続いては、これまでに紹介してきた内容を応用して、ユニークなアニメーションを実現する方法を紹介していこう。最初に紹介するのは、テレビのワイドショー番組などでよく見かける「シールめくり」のアニメーションを実現する方法だ。

まずは、普通に文字を入力して書式を指定する。その後、隠しておきたい文字の上に「メモ」の図形を描画する。

プレースホルダーに文字を入力

隠しておきたい文字の上に「メモ」の図形を描画

あとは、「メモ」の図形に「終了」カテゴリのアニメーションを指定するだけ。すると、表示されていた「メモ」の図形がアニメーションとともに非表示になり、シールをめくったような演出を実現できるようになる。

アニメーション効果の一覧に最適なものが見つからなかった場合は、「その他の終了効果」を選択し、この中から最適なアニメーション効果を選択するとよい。今回の例では「フロート」のアニメーション効果を選択した。これで「シールめくり」のようなアニメーションを実現することが可能となる。

「メモ」の図形に終了のアニメーションを指定

アニメーションの応用例(2)

アニメーションの応用例をもう一つ紹介しておこう。今度の例は、グレースケールで表示されていた画像をカラー画像に変更するアニメーションだ。

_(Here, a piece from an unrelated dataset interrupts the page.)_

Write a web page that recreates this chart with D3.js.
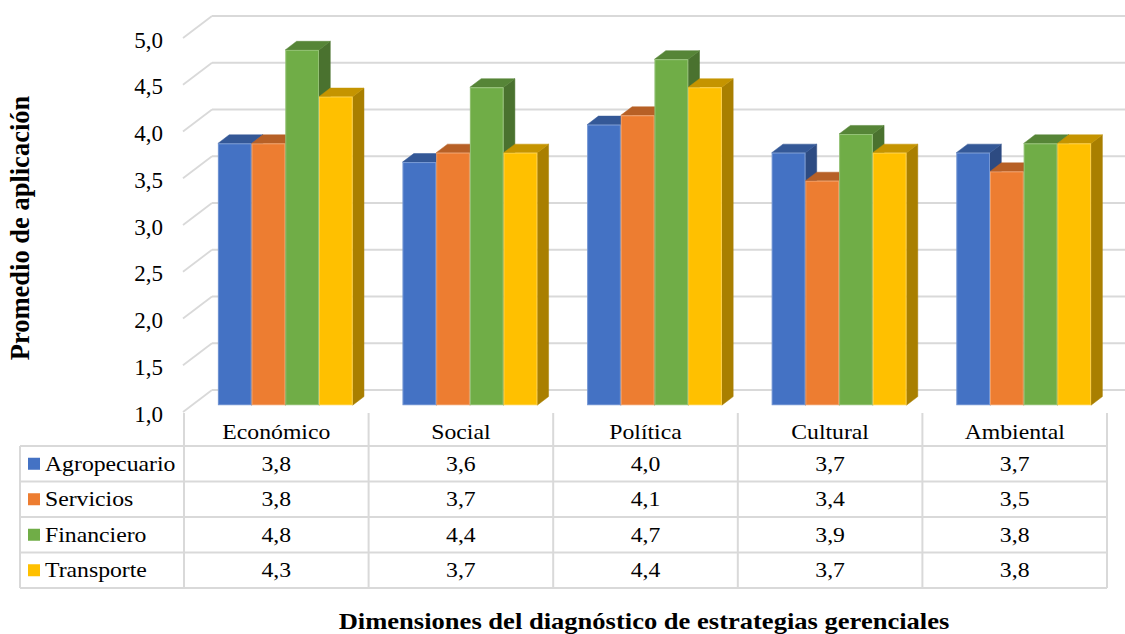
<!DOCTYPE html>
<html>
<head>
<meta charset="utf-8">
<script src="https://cdn.jsdelivr.net/npm/d3@7/dist/d3.min.js"></script>
<style>
  html, body { margin: 0; padding: 0; background: #fff; }
  svg { display: block; }
</style>
</head>
<body>
<svg id="chart" width="1125" height="634"></svg>
<script>
// Dimensions (categories) and sectors (series)
const categories = ["Económico", "Social", "Política", "Cultural", "Ambiental"];
const seriesNames = ["Agropecuario", "Servicios", "Financiero", "Transporte"];

// Average application score per sector, one value per dimension
const agropecuario = [3.8, 3.6, 4.0, 3.7, 3.7];
const servicios    = [3.8, 3.7, 4.1, 3.4, 3.5];
const financiero   = [4.8, 4.4, 4.7, 3.9, 3.8];
const transporte   = [4.3, 3.7, 4.4, 3.7, 3.8];

const yTicks = [1.0, 1.5, 2.0, 2.5, 3.0, 3.5, 4.0, 4.5, 5.0];
const seriesColors = ["#4472C4", "#ED7D31", "#70AD47", "#FFC000"];

const yTitle = "Promedio de aplicación";
const xTitle = "Dimensiones del diagnóstico de estrategias gerenciales";

const seriesValues = [agropecuario, servicios, financiero, transporte];

const FONT = "Liberation Serif, DejaVu Serif, Tinos, Times New Roman, serif";
const svg = d3.select("#chart");
const W = 1125;

// Front plane scales
const x = d3.scaleBand().domain(categories).range([184, 1107]).paddingInner(0).paddingOuter(0);
const y = d3.scaleLinear().domain([1, 5]).range([412, 38]);

// Oblique depth of the plot box (left wall -> back wall)
const DX = 29, DY = 22;
const f1 = 0.31, f2 = 0.70;            // bar front / back depth fractions
const groupFrac = 0.73;                // share of each band taken by the bar cluster
const xs = d3.scaleBand().domain(seriesNames).range([0, x.bandwidth() * groupFrac]);

const fmt = v => d3.format(".1f")(v).replace(".", ",");
const textScaleX = 1.13;

// helper: horizontally stretched text
function stretchedText(parent, str, tx, ty, anchor, size, weight) {
  return parent.append("text")
    .attr("transform", `translate(${tx},${ty}) scale(${textScaleX},1)`)
    .attr("text-anchor", anchor)
    .style("font-family", FONT)
    .style("font-size", size + "px")
    .style("font-weight", weight || "normal")
    .attr("fill", "#000")
    .text(str);
}

const gridColor = "#d9d9d9";

// ---- walls: gridlines on left wall and back wall ----
const grid = svg.append("g");
yTicks.forEach(t => {
  const x0 = x.range()[0] - 1;
  grid.append("line")
    .attr("x1", x0).attr("y1", y(t))
    .attr("x2", x0 + DX).attr("y2", y(t) - DY)
    .attr("stroke", gridColor).attr("stroke-width", 1.8);
  grid.append("line")
    .attr("x1", x0 + DX).attr("y1", y(t) - DY)
    .attr("x2", W).attr("y2", y(t) - DY)
    .attr("stroke", gridColor).attr("stroke-width", 1.8);
});

// ---- y axis tick labels ----
const yAxisG = svg.append("g");
yTicks.forEach(t => {
  yAxisG.append("text")
    .attr("x", 163).attr("y", y(t) + 9.5)
    .attr("text-anchor", "end")
    .style("font-family", FONT)
    .style("font-size", "23px")
    .attr("fill", "#000")
    .text(fmt(t));
});

// ---- 3D bars ----
const bars = svg.append("g");
const dd = (f2 - f1) * DX, ddy = (f2 - f1) * DY;
categories.forEach((c, ci) => {
  const start = x(c) + (x.bandwidth() * (1 - groupFrac)) / 2 + f1 * DX;
  seriesNames.forEach((s, si) => {
    const v = seriesValues[si][ci];
    const base = d3.color(seriesColors[si]);
    const x0 = start + xs(s), x1 = x0 + xs.bandwidth();
    const yt = y(v) - f1 * DY, yb = y(1) - f1 * DY;
    const g = bars.append("g");
    // right side face
    g.append("path")
      .attr("d", `M${x1},${yt}L${x1 + dd},${yt - ddy}L${x1 + dd},${yb - ddy}L${x1},${yb}Z`)
      .attr("fill", base.darker(1.16))
      .attr("stroke", base.darker(1.16)).attr("stroke-width", 0.5);
    // top face
    g.append("path")
      .attr("d", `M${x0},${yt}L${x1},${yt}L${x1 + dd},${yt - ddy}L${x0 + dd},${yt - ddy}Z`)
      .attr("fill", base.darker(0.73))
      .attr("stroke", base.darker(0.73)).attr("stroke-width", 0.5);
    // front face
    g.append("rect")
      .attr("x", x0).attr("y", yt)
      .attr("width", xs.bandwidth()).attr("height", yb - yt)
      .attr("fill", base.formatHex());
    g.append("rect")
      .attr("x", x0 + 0.5).attr("y", yt + 0.5)
      .attr("width", xs.bandwidth() - 1).attr("height", yb - yt - 1)
      .attr("fill", "none").attr("stroke", "#ffffff").attr("stroke-opacity", 0.25).attr("stroke-width", 1);
  });
});

// ---- data table ----
const rowY = d3.scaleBand().domain(seriesNames).range([446, 588]);
const table = svg.append("g");
const tableLeft = 20, tableRight = x.range()[1];
const lineW = 2;

// vertical column lines
const colEdges = categories.map(c => x(c)).concat([tableRight]);
colEdges.forEach(cx => {
  table.append("line")
    .attr("x1", cx).attr("y1", y(1) + 1).attr("x2", cx).attr("y2", rowY.range()[1])
    .attr("stroke", gridColor).attr("stroke-width", lineW);
});
table.append("line")
  .attr("x1", tableLeft).attr("y1", rowY.range()[0]).attr("x2", tableLeft).attr("y2", rowY.range()[1])
  .attr("stroke", gridColor).attr("stroke-width", lineW);
// horizontal row lines
seriesNames.forEach(s => {
  table.append("line")
    .attr("x1", tableLeft).attr("y1", rowY(s)).attr("x2", tableRight).attr("y2", rowY(s))
    .attr("stroke", gridColor).attr("stroke-width", lineW);
});
table.append("line")
  .attr("x1", tableLeft).attr("y1", rowY.range()[1]).attr("x2", tableRight).attr("y2", rowY.range()[1])
  .attr("stroke", gridColor).attr("stroke-width", lineW);

// header: category names
categories.forEach(c => {
  stretchedText(table, c, x(c) + x.bandwidth() / 2, 439, "middle", 21);
});

// rows: legend key, series name, values
seriesNames.forEach((s, si) => {
  const cy = rowY(s) + rowY.bandwidth() / 2;
  table.append("rect")
    .attr("x", 28).attr("y", cy - 6).attr("width", 12).attr("height", 12)
    .attr("fill", seriesColors[si]);
  stretchedText(table, s, 45, cy + 7, "start", 21);
  categories.forEach((c, ci) => {
    stretchedText(table, fmt(seriesValues[si][ci]), x(c) + x.bandwidth() / 2, cy + 7, "middle", 21);
  });
});

// ---- axis titles ----
svg.append("text")
  .attr("transform", `translate(29,228) rotate(-90)`)
  .attr("text-anchor", "middle")
  .style("font-family", FONT)
  .style("font-size", "26.5px")
  .style("font-weight", "bold")
  .attr("fill", "#000")
  .text(yTitle);

stretchedText(svg, xTitle, 644, 629, "middle", 23.5, "bold");
</script>
</body>
</html>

まずは、同じ写真の「グレースケール画像」と「カラー画像」を用意し、スライドに配置する。今回は以下の図のような3組の画像を用意した。

「グレースケール画像」と「カラー画像」を配置

続いて、各画像が同じサイズになるように調整し、「グレースケール画像」のちょうど真上に「カラー画像」を重ねて配置する。この作業を行う時は、スマートガイドを上手に活用しながら位置やサイズを調整していくとよい(詳しくは第10回の連載を参照)。

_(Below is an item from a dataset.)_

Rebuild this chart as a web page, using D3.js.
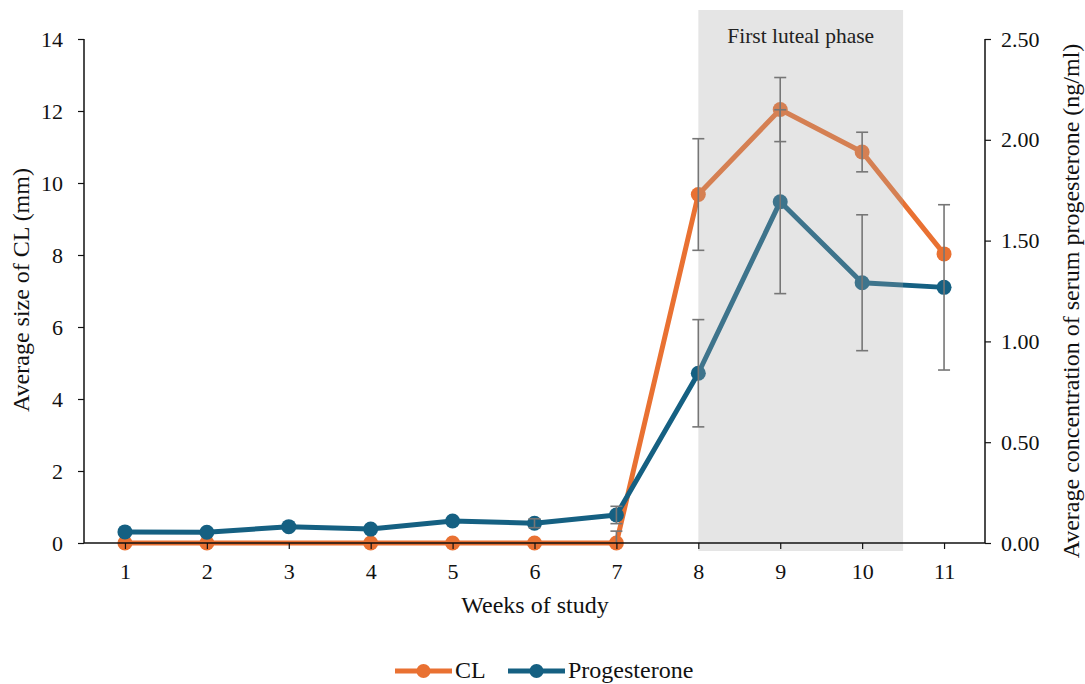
<!DOCTYPE html>
<html>
<head>
<meta charset="utf-8">
<script src="https://cdn.jsdelivr.net/npm/d3@7"></script>
<style>
  html, body { margin: 0; padding: 0; background: #fff; }
  svg { display: block; }
  svg text { font-family: "Liberation Serif", "DejaVu Serif", serif !important; }
</style>
</head>
<body>
<svg id="chart" width="1085" height="684"></svg>
<script>
// Weeks of study
const weeks = [1, 2, 3, 4, 5, 6, 7, 8, 9, 10, 11];
// Average CL size (mm); week 3 has no recorded value
const clSize = [0, 0, null, 0, 0, 0, 0, 9.68, 12.04, 10.86, 8.03];
const clErr  = [0, 0, 0, 0, 0, 0, 0.33, 1.55, 0.89, 0.55, 0];
// Average serum progesterone (ng/ml)
const progesterone = [0.055, 0.053, 0.081, 0.069, 0.109, 0.098, 0.139, 0.842, 1.693, 1.291, 1.268];
const progErr      = [0, 0, 0, 0, 0, 0.022, 0.043, 0.266, 0.456, 0.337, 0.41];
// Luteal phase window (weeks)
const lutealStart = 8, lutealEnd = 10.5;
const leftTicks = [0, 2, 4, 6, 8, 10, 12, 14];
const rightTicks = [0, 0.5, 1, 1.5, 2, 2.5];

const ORANGE = "#E97132", BLUE = "#156082", ERR = "#767676";

const svg = d3.select("#chart");
const x = d3.scaleLinear().domain([0.5, 11.5]).range([84, 985]);
const yL = d3.scaleLinear().domain([0, 14]).range([543, 39]);
const yR = d3.scaleLinear().domain([0, 2.5]).range([543, 39]);

svg.append("defs").append("clipPath").attr("id", "plotClip")
  .append("rect").attr("x", 84).attr("y", 0).attr("width", 901).attr("height", 543);

const clData = weeks.map((w, i) => ({ w, v: clSize[i], e: clErr[i] })).filter(d => d.v !== null);
const prData = weeks.map((w, i) => ({ w, v: progesterone[i], e: progErr[i] }));

const lineL = d3.line().x(d => x(d.w)).y(d => yL(d.v));
const lineR = d3.line().x(d => x(d.w)).y(d => yR(d.v));

// Series lines and markers
const series = svg.append("g");
series.append("path").datum(clData).attr("d", lineL)
  .attr("fill", "none").attr("stroke", ORANGE).attr("stroke-width", 5).attr("stroke-linejoin", "round");
series.selectAll("circle.cl").data(clData).join("circle").attr("class", "cl")
  .attr("cx", d => x(d.w)).attr("cy", d => yL(d.v)).attr("r", 7.5).attr("fill", ORANGE);
series.append("path").datum(prData).attr("d", lineR)
  .attr("fill", "none").attr("stroke", BLUE).attr("stroke-width", 5).attr("stroke-linejoin", "round");
series.selectAll("circle.pr").data(prData).join("circle").attr("class", "pr")
  .attr("cx", d => x(d.w)).attr("cy", d => yR(d.v)).attr("r", 7.5).attr("fill", BLUE);

// Shaded luteal phase band, laid over the series
svg.append("rect")
  .attr("x", x(lutealStart)).attr("y", 10)
  .attr("width", x(lutealEnd) - x(lutealStart)).attr("height", 541)
  .attr("fill", "#a6a6a6").attr("fill-opacity", 0.29);
svg.append("text")
  .attr("x", (x(lutealStart) + x(lutealEnd)) / 2).attr("y", 43)
  .attr("text-anchor", "middle").attr("font-size", 21.5).attr("fill", "#222")
  .text("First luteal phase");

// Error bars
function errorBars(data, yScale) {
  const g = svg.append("g").attr("clip-path", "url(#plotClip)")
    .attr("stroke", ERR).attr("stroke-width", 1.6);
  data.filter(d => d.e > 0).forEach(d => {
    const cx = x(d.w), y0 = yScale(d.v - d.e), y1 = yScale(d.v + d.e);
    g.append("line").attr("x1", cx).attr("x2", cx).attr("y1", y0).attr("y2", y1);
    g.append("line").attr("x1", cx - 6).attr("x2", cx + 6).attr("y1", y0).attr("y2", y0);
    g.append("line").attr("x1", cx - 6).attr("x2", cx + 6).attr("y1", y1).attr("y2", y1);
  });
}
errorBars(clData, yL);
errorBars(prData, yR);

// Axes
const axL = svg.append("g").attr("transform", "translate(84,0)")
  .call(d3.axisLeft(yL).tickValues(leftTicks).tickSize(6).tickPadding(15).tickFormat(d3.format("d")));
const axR = svg.append("g").attr("transform", "translate(985,0)")
  .call(d3.axisRight(yR).tickValues(rightTicks).tickSize(6).tickPadding(10).tickFormat(d3.format(".2f")));
const axX = svg.append("g").attr("transform", "translate(0,543)")
  .call(d3.axisBottom(x).tickValues(weeks).tickSize(6).tickPadding(14).tickFormat(d3.format("d")));

[axL, axR, axX].forEach(a => {
  a.attr("font-family", null).attr("font-size", null);
  a.select(".domain").attr("stroke", "#111").attr("stroke-width", 1.5);
  a.selectAll(".tick line").attr("stroke", "#111").attr("stroke-width", 1.2);
  a.selectAll("text").style("font-size", "22px").attr("fill", "#111");
});
axR.select(".domain").attr("d", "M0,39V543");
axL.select(".domain").attr("d", "M0,39V543");
axX.select(".domain").attr("d", "M84,0H985");

// Axis titles
svg.append("text")
  .attr("transform", "translate(29,290) rotate(-90)")
  .attr("text-anchor", "middle").attr("font-size", 24).attr("fill", "#111")
  .text("Average size of CL (mm)");
svg.append("text")
  .attr("transform", "translate(1079,301) rotate(-90)")
  .attr("text-anchor", "middle").attr("font-size", 24).attr("fill", "#111")
  .text("Average concentration of serum progesterone (ng/ml)");
svg.append("text")
  .attr("x", 535).attr("y", 613)
  .attr("text-anchor", "middle").attr("font-size", 24).attr("fill", "#111")
  .text("Weeks of study");

// Legend
const legendItems = [
  { name: "CL", color: ORANGE, x0: 395 },
  { name: "Progesterone", color: BLUE, x0: 508 }
];
const lg = svg.append("g");
legendItems.forEach(it => {
  lg.append("line").attr("x1", it.x0).attr("x2", it.x0 + 57).attr("y1", 671).attr("y2", 671)
    .attr("stroke", it.color).attr("stroke-width", 5);
  lg.append("circle").attr("cx", it.x0 + 28.5).attr("cy", 671).attr("r", 7).attr("fill", it.color);
  lg.append("text").attr("x", it.x0 + 60).attr("y", 678)
    .attr("font-size", 24).attr("fill", "#111").text(it.name);
});
</script>
</body>
</html>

「グレースケール画像」の上に「カラー画像」を重ねて配置

あとは、それぞれの「カラー画像」に「開始」カテゴリのアニメーションを指定するだけ。すると、最初は「カラー画像」が非表示になるため、「グレースケール」の画像だけが表示されるようになる。マウスをクリックすると、アニメーションとともに「カラー画像」が表示され、グレースケールからカラーに画像が変化していくような演出を実現できる。このアニメーション効果には「フェード」などを指定するとよいだろう。

「カラー画像」に開始のアニメーションを指定

さらに「終了」カテゴリのアニメーションを追加すると、画像を1つずつ順番にカラー表示できるようになる。この詳しい指定方法は以下の図を参考にするとよい。緑色のグラフが「開始」のアニメーション(フェード)、赤色のグラフが「終了」のアニメーション(フェード)となる。

終了のアニメーションを追加し、動作タイミングを調整

念のため、このアニメーションの一連の動作をまとめておこう。各画像を左から順番にA、B、Cと考えると、マウスのクリック回数に応じて以下のようにアニメーションが動作することになる。

  • 1回目 ……… カラー画像Aを表示(緑)
  • 2回目 ……… カラー画像Aを非表示(赤) → カラー画像Bを表示(緑)
  • 3回目 ……… カラー画像Bを非表示(赤) → カラー画像Cを表示(緑)

1回目のクリック後

2回目のクリック後

つまり、3つの画像を1つずつ順番にカラー表示できるわけだ。口頭で説明する内容に合わせて画像を強調していく場合などに活用できるだろう。

このように、重ねて配置した要素の表示/非表示をアニメーションで操作すると、ユニークな演出を実現できるようになる。アニメーションの応用例として、各自でもいろいろと試してみるとよいだろう。